Wednesday, September 30, 2009

The Struggle to be Heard about Health Reform

I am in earnest – I will not equivocate – I will not excuse – I will not retreat a single inch, and I will be heard.

William Lloyd Garrison, 1805-1879

William Lloyd Garrison was a journalist, abolitionist, and social reformer. His mission was to emancipate the slaves and to free up people to speak their minds.

Today Garrison would be a passionate spokesperson for health reform. Americans, particularly patients and doctors, are feeling enslaved by government, health plans, the media, and other members of the reigning establishment.

People are mad as hell, as reflected in national poll averages indicating 64% disapprove of Congress and 54% say the country is headed in the wrong direction, and they aren’t going to take it anymore.

In a book just on the market, What Americans Really Want, pollster and communication expert, Frank Luntz, a University of Pennsylvania and Oxford graduate, says people want to be heard. They are finally being heard, he says, through town hall meetings , tea parties gatherings, and massive marches on Washington by the public and the medical profession.

The masses, at least those in the center, being heard is a good thing. It tells us what concerns ordinary Americans. Among other things, according to Luntz, the center is sending these messages, “All we want is to improve our economy. It’s not about health care or nuclear weapons, it’s about jobs.” To the Republicans he says, “No is not the answer.” To the Democrats, he says, “You can’t get it all in one year.” To all, he says, it’s about the freedom to make your frustrations known.

Health reform bills now percolating through Congress treat doctors as political nobodies. The bills fail to address tort reform, they either ignore or suppress the strengths of consumer-driven care, they play down the importance of health savings accounts, they do not seem to want to tell people what things really cost, they over-stress unproven savings from EMRs, they treat physicians as government surrogates. and they seek to pay doctors as Medicare and Medicaid rates, which doctors say would drive about 45% of doctors out of practice.

Doctors and patients are struggling to be heard. It is not easy. President Obama dominates the media, and it is hard to break through. If you have a dissenting point of view and you write a letter to the editor of the New York Times, your chances of being published are miniscule. I know. I have tried on countless occasions. The liberal media filter is very effective. A recent study indicated the Times referred to liberal blogs 389 times and conservative blogs 18 times. The other side may be equally biased and filtered. Small wonder that talk radio, cable TV, and bloggers to the left and right chatter – and sometimes even matter.

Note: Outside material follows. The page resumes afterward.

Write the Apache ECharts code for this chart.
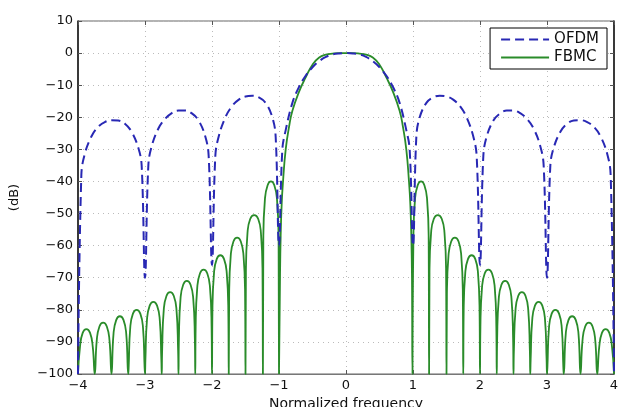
<!DOCTYPE html>
<html>
<head>
<meta charset="utf-8">
<script src="https://cdn.jsdelivr.net/npm/echarts@6/dist/echarts.min.js"></script>
<style>
  html, body { margin: 0; padding: 0; background: #fff; }
  #chart { width: 618px; height: 407px; }
</style>
</head>
<body>
<div id="chart"></div>
<script>
// 坐标轴刻度
const xTicks = [-4, -3, -2, -1, 0, 1, 2, 3, 4];
const yTicks = [10, 0, -10, -20, -30, -40, -50, -60, -70, -80, -90, -100];

// OFDM 频谱 [归一化频率, dB]
const ofdmData = [
  [-4, -100], [-3.95, -38], [-3.9, -31.5], [-3.8, -26], [-3.7, -23], [-3.6, -21.5], [-3.5, -20.9],
  [-3.4, -21], [-3.3, -22], [-3.2, -24.5], [-3.1, -29.5], [-3.05, -35], [-3, -70],
  [-2.95, -35], [-2.9, -29], [-2.8, -23.5], [-2.7, -20.5], [-2.6, -18.7], [-2.5, -17.9],
  [-2.4, -17.9], [-2.3, -18.8], [-2.2, -21], [-2.1, -26], [-2.05, -32], [-2, -66],
  [-1.95, -32], [-1.9, -26], [-1.8, -20], [-1.7, -16.5], [-1.6, -14.5], [-1.5, -13.5],
  [-1.4, -13.3], [-1.3, -13.8], [-1.2, -15.5], [-1.1, -20], [-1.05, -26], [-1, -60],
  [-0.95, -30], [-0.9, -24], [-0.8, -15.5], [-0.7, -10.5], [-0.6, -7], [-0.5, -4.4],
  [-0.4, -2.5], [-0.3, -1.2], [-0.2, -0.4], [-0.1, -0.1], [0, 0],
  [0.1, -0.1], [0.2, -0.4], [0.3, -1.2], [0.4, -2.5], [0.5, -4.4], [0.6, -7],
  [0.7, -10.5], [0.8, -15.5], [0.9, -24], [0.95, -30], [1, -60],
  [1.05, -26], [1.1, -20], [1.2, -15.5], [1.3, -13.8], [1.4, -13.3], [1.5, -13.5],
  [1.6, -14.5], [1.7, -16.5], [1.8, -20], [1.9, -26], [1.95, -32], [2, -66],
  [2.05, -32], [2.1, -26], [2.2, -21], [2.3, -18.8], [2.4, -17.9], [2.5, -17.9],
  [2.6, -18.7], [2.7, -20.5], [2.8, -23.5], [2.9, -29], [2.95, -35], [3, -70],
  [3.05, -35], [3.1, -29.5], [3.2, -24.5], [3.3, -22], [3.4, -21], [3.5, -20.9],
  [3.6, -21.5], [3.7, -23], [3.8, -26], [3.9, -31.5], [3.95, -38], [4, -100]
];

// FBMC 频谱 [归一化频率, dB]
const fbmcData = [
  [-4, -100], [-3.97, -91.5], [-3.93, -87.2], [-3.875, -86], [-3.82, -87.2], [-3.78, -91.5],
  [-3.75, -100], [-3.72, -89.5], [-3.68, -85.2], [-3.625, -84], [-3.57, -85.2], [-3.53, -89.5],
  [-3.5, -100], [-3.47, -87.5], [-3.43, -83.2], [-3.375, -82], [-3.32, -83.2], [-3.28, -87.5],
  [-3.25, -100], [-3.244, -98], [-3.22, -85.5], [-3.18, -81.2], [-3.125, -80], [-3.07, -81.2], [-3.03, -85.5], [-3.006, -98],
  [-3, -100], [-2.994, -95.5], [-2.97, -83], [-2.93, -78.7], [-2.875, -77.5], [-2.82, -78.7], [-2.78, -83], [-2.756, -95.5],
  [-2.75, -100], [-2.744, -92.5], [-2.72, -80], [-2.68, -75.7], [-2.625, -74.5], [-2.57, -75.7], [-2.53, -80], [-2.506, -92.5],
  [-2.5, -100], [-2.494, -89], [-2.47, -76.5], [-2.43, -72.2], [-2.375, -71], [-2.32, -72.2], [-2.28, -76.5], [-2.256, -89],
  [-2.25, -100], [-2.244, -85.5], [-2.22, -73], [-2.18, -68.7], [-2.125, -67.5], [-2.07, -68.7], [-2.03, -73], [-2.006, -85.5],
  [-2, -100], [-1.994, -81], [-1.97, -68.5], [-1.93, -64.2], [-1.875, -63], [-1.82, -64.2], [-1.78, -68.5], [-1.756, -81],
  [-1.75, -100], [-1.744, -75.5], [-1.72, -63], [-1.68, -58.7], [-1.625, -57.5], [-1.57, -58.7], [-1.53, -63], [-1.506, -75.5],
  [-1.5, -100], [-1.494, -68.5], [-1.47, -56], [-1.43, -51.7], [-1.37, -50.5], [-1.31, -51.7], [-1.27, -56], [-1.246, -68.5],
  [-1.24, -100], [-1.234, -58], [-1.21, -45.5], [-1.17, -41.2], [-1.12, -40], [-1.07, -41.2], [-1.03, -45.5], [-1.006, -58],
  [-1, -100],
  [-0.993, -100], [-0.985, -70], [-0.975, -57], [-0.96, -47], [-0.94, -40], [-0.9, -30], [-0.85, -23],
  [-0.8, -18], [-0.7, -12], [-0.6, -7.5], [-0.5, -3.6], [-0.4, -1.4], [-0.3, -0.5],
  [-0.2, -0.15], [-0.1, 0], [0, 0], [0.1, 0], [0.2, -0.15], [0.3, -0.5], [0.4, -1.4],
  [0.5, -3.6], [0.6, -7.5], [0.7, -12], [0.8, -18], [0.85, -23], [0.9, -30], [0.94, -40],
  [0.96, -47], [0.975, -57], [0.985, -70], [0.993, -100],
  [1, -100],
  [1.006, -58], [1.03, -45.5], [1.07, -41.2], [1.12, -40], [1.17, -41.2], [1.21, -45.5], [1.234, -58], [1.24, -100],
  [1.246, -68.5], [1.27, -56], [1.31, -51.7], [1.37, -50.5], [1.43, -51.7], [1.47, -56], [1.494, -68.5], [1.5, -100],
  [1.506, -75.5], [1.53, -63], [1.57, -58.7], [1.625, -57.5], [1.68, -58.7], [1.72, -63], [1.744, -75.5], [1.75, -100],
  [1.756, -81], [1.78, -68.5], [1.82, -64.2], [1.875, -63], [1.93, -64.2], [1.97, -68.5], [1.994, -81], [2, -100],
  [2.006, -85.5], [2.03, -73], [2.07, -68.7], [2.125, -67.5], [2.18, -68.7], [2.22, -73], [2.244, -85.5], [2.25, -100],
  [2.256, -89], [2.28, -76.5], [2.32, -72.2], [2.375, -71], [2.43, -72.2], [2.47, -76.5], [2.494, -89], [2.5, -100],
  [2.506, -92.5], [2.53, -80], [2.57, -75.7], [2.625, -74.5], [2.68, -75.7], [2.72, -80], [2.744, -92.5], [2.75, -100],
  [2.756, -95.5], [2.78, -83], [2.82, -78.7], [2.875, -77.5], [2.93, -78.7], [2.97, -83], [2.994, -95.5], [3, -100],
  [3.006, -98], [3.03, -85.5], [3.07, -81.2], [3.125, -80], [3.18, -81.2], [3.22, -85.5], [3.244, -98], [3.25, -100],
  [3.28, -87.5], [3.32, -83.2], [3.375, -82], [3.43, -83.2], [3.47, -87.5], [3.5, -100],
  [3.53, -89.5], [3.57, -85.2], [3.625, -84], [3.68, -85.2], [3.72, -89.5], [3.75, -100],
  [3.78, -91.5], [3.82, -87.2], [3.875, -86], [3.93, -87.2], [3.97, -91.5], [4, -100]
];

const fontFamily = '"DejaVu Sans", "Liberation Sans", Arial, sans-serif';
const minus = v => String(v).replace('-', '\u2212');

let chart = echarts.init(document.getElementById('chart'));

let option = {
  animation: false,
  backgroundColor: '#fff',
  textStyle: { fontFamily: fontFamily },
  grid: {
    left: 78,
    right: 4,
    top: 21,
    bottom: 33,
    outerBoundsMode: 'none',
    containLabel: false,
    show: true,
    borderColor: '#666',
    borderWidth: 1
  },
  legend: {
    right: 11,
    top: 28,
    orient: 'vertical',
    itemWidth: 48,
    itemHeight: 14,
    itemGap: 3,
    padding: [4, 8, 4, 10],
    borderColor: '#000',
    borderWidth: 1,
    borderRadius: 0,
    backgroundColor: '#fff',
    itemStyle: { opacity: 0 },
    textStyle: { fontSize: 15, color: '#111', fontFamily: fontFamily },
    data: ['OFDM', 'FBMC']
  },
  xAxis: [{
    type: 'value',
    min: xTicks[0],
    max: xTicks[xTicks.length - 1],
    interval: 1,
    name: 'Normalized frequency',
    nameLocation: 'middle',
    nameGap: 22,
    nameTextStyle: { fontSize: 14, color: '#111' },
    axisLine: { onZero: false, lineStyle: { color: '#777', width: 1 } },
    axisTick: { inside: true, length: 4, lineStyle: { color: '#555' } },
    axisLabel: { fontSize: 13, color: '#111', margin: 5, formatter: minus },
    splitLine: { show: true, lineStyle: { color: '#bbb', type: [1, 4] } }
  }, {
    type: 'value',
    position: 'top',
    min: xTicks[0],
    max: xTicks[xTicks.length - 1],
    interval: 1,
    axisLine: { show: false, onZero: false },
    axisTick: { inside: true, length: 4, lineStyle: { color: '#555' } },
    axisLabel: { show: false },
    splitLine: { show: false }
  }],
  yAxis: [{
    type: 'value',
    min: yTicks[yTicks.length - 1],
    max: yTicks[0],
    interval: 10,
    name: '(dB)',
    nameLocation: 'middle',
    nameGap: 57,
    nameTextStyle: { fontSize: 13, color: '#111' },
    axisLine: { show: true, onZero: false, lineStyle: { color: '#111', width: 1.5 } },
    axisTick: { show: true, inside: true, length: 4, lineStyle: { color: '#555' } },
    axisLabel: { fontSize: 13, color: '#111', margin: 5, formatter: minus },
    splitLine: { show: true, lineStyle: { color: '#bbb', type: [1, 4] } }
  }, {
    type: 'value',
    position: 'right',
    min: yTicks[yTicks.length - 1],
    max: yTicks[0],
    interval: 10,
    axisLine: { show: true, onZero: false, lineStyle: { color: '#111', width: 1.5 } },
    axisTick: { show: true, inside: true, length: 4, lineStyle: { color: '#555' } },
    axisLabel: { show: false },
    splitLine: { show: false }
  }],
  series: [{
    name: 'OFDM',
    type: 'line',
    data: ofdmData,
    showSymbol: false,
    symbol: 'none',
    smooth: 0.4,
    lineStyle: { color: '#2828b4', width: 2, type: [9, 5] },
    itemStyle: { color: '#2828b4' },
    z: 3
  }, {
    name: 'FBMC',
    type: 'line',
    data: fbmcData,
    showSymbol: false,
    symbol: 'none',
    smooth: 0.5,
    lineStyle: { color: '#2a8c2a', width: 1.8 },
    itemStyle: { color: '#2a8c2a' },
    z: 2
  }]
};

chart.setOption(option);
</script>
</body>
</html>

Up until recently, when the voices of August boomed out and began to be heard, public frustrations were kept at bay. Those days are gone. The public is now engaged. The central issues are freedom.

• to speak your mind

• to choose your doctor or hospital

• to have access to care no matter what your age

• to select your own policy no matter who employs you or in what you state you live

• to have a policy that fits your individual needs rather than those of the community at large

• to have a policy regardless of your pre-existing condition

• to retain a policy regardless of expenses of your disease

• to have health-related deductions whether you are in individual, entrepreneur, or an employee of small or large business

• to have the same plans and benefits that federal employees and Congress members enjoy in the Federal Employee Benefits Program, now 49 years in operation and with the choice of 278 separate plans

• to interact with your doctor without fear of federal intervention into the process.

Dr. Richard Reece’s latest book, Obama, Doctors, and Health Reform ( is available at,, and for $31.95 (hardcover), $21.95 (softcover), and $6.95 (electronic)


Michael Kirsch, M.D. said...

Tort reform? In your dreams. Not with this president or this congress. Even Bush couldn't get it through and he had a GOP majority. What other profession endures a system as oppressive and unfair as the current medical malpractice system? What if lawyers feared a lawsuit every time they lost a case? See under Legal Quality category.

Richard L. Reece, MD said...


You are right, of course. The American Trial Lawyers have a stranglehold on the Democrats, thanks to their lavish campaign financing.